Removal Provisions for SEC ALJs
Finally, the Court held the removal procedures for SEC ALJs unconstitutional under Article II of the Constitution, which provides that the President has the ability to ensure all laws are faithfully executed. SEC ALJs, as “inferior officers” of an executive agency exercising important discretion, must be subject to a certain degree of control by the President. However, they have two levels of protection from removal by the President, as both ALJs and SEC Commissioners may only be removed for good cause. In the majority’s view, these two for-cause termination requirements sufficiently insulated SEC ALJs from removal such that the President was impeded from ensuring that laws are faithfully executed. Here, too, the dissent disagreed with the majority’s premise, arguing that SEC ALJs solely perform an adjudicative function and therefore do not interfere with the President’s executive authority.
Implications
Should the Jarksey opinion stand, the SEC may find itself unable to adjudicate most actions seeking penalties in administrative proceedings (at least as to respondents located within the Fifth Circuit). Some cases could remain within the purview of the SEC’s administrative courts, however, such as those seeking only equitable relief or cases based on provisions of the federal securities laws that do not have a common-law corollary; as admitted in the majority’s opinion, neither such category of cases is subject to the Seventh Amendment’s right to a jury trial. But the majority of the SEC’s contested cases, and certainly those seeking civil penalties for securities fraud, fit squarely within the Jarksey decision.

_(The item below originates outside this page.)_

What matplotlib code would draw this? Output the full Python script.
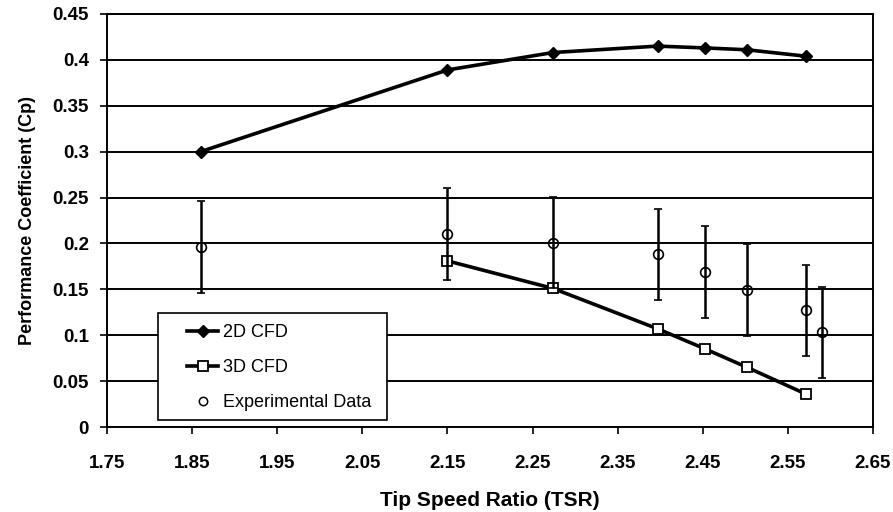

That said, it is unclear if this portion of the decision, standing alone, would have a significant impact on the SEC’s enforcement scheme. As the majority pointed out, the SEC regularly brings securities-fraud actions in Article III courts and adjudicates them through jury trials. But being forced to seek redress only in federal court could change the SEC’s calculus while conducting an investigation; it could potentially result in more concessions by the SEC in order to successfully settle a matter that, prior to Jarksey, the agency would have adjudicated administratively.
It is also unclear what effect this opinion could have on the government’s administrative authority in general. Jarksey’s discussion of the unconstitutionality of ALJ termination policies is not, by its clear terms, limited to SEC ALJs. Unless the federal government alters the for-cause removal requirements for all ALJs and/or the commissioners above them, the federal government could lose thousands of ALJs who adjudicate all types of legal disputes pursuant to federal statutes.
The Jarksey opinion will almost undoubtedly be subject to further review. It presents novel interpretations of Supreme Court precedent that, as the dissent points out, had appeared to be well-settled prior to the Jarksey case. And the Supreme Court already granted certiorari in another Fifth Circuit case, Cochran v. SEC, that also challenges the SEC’s in-house administrative tribunals. Although that case is slightly narrower than Jarksey, the SEC’s adjudicatory ability could hang in the balance of both decisions.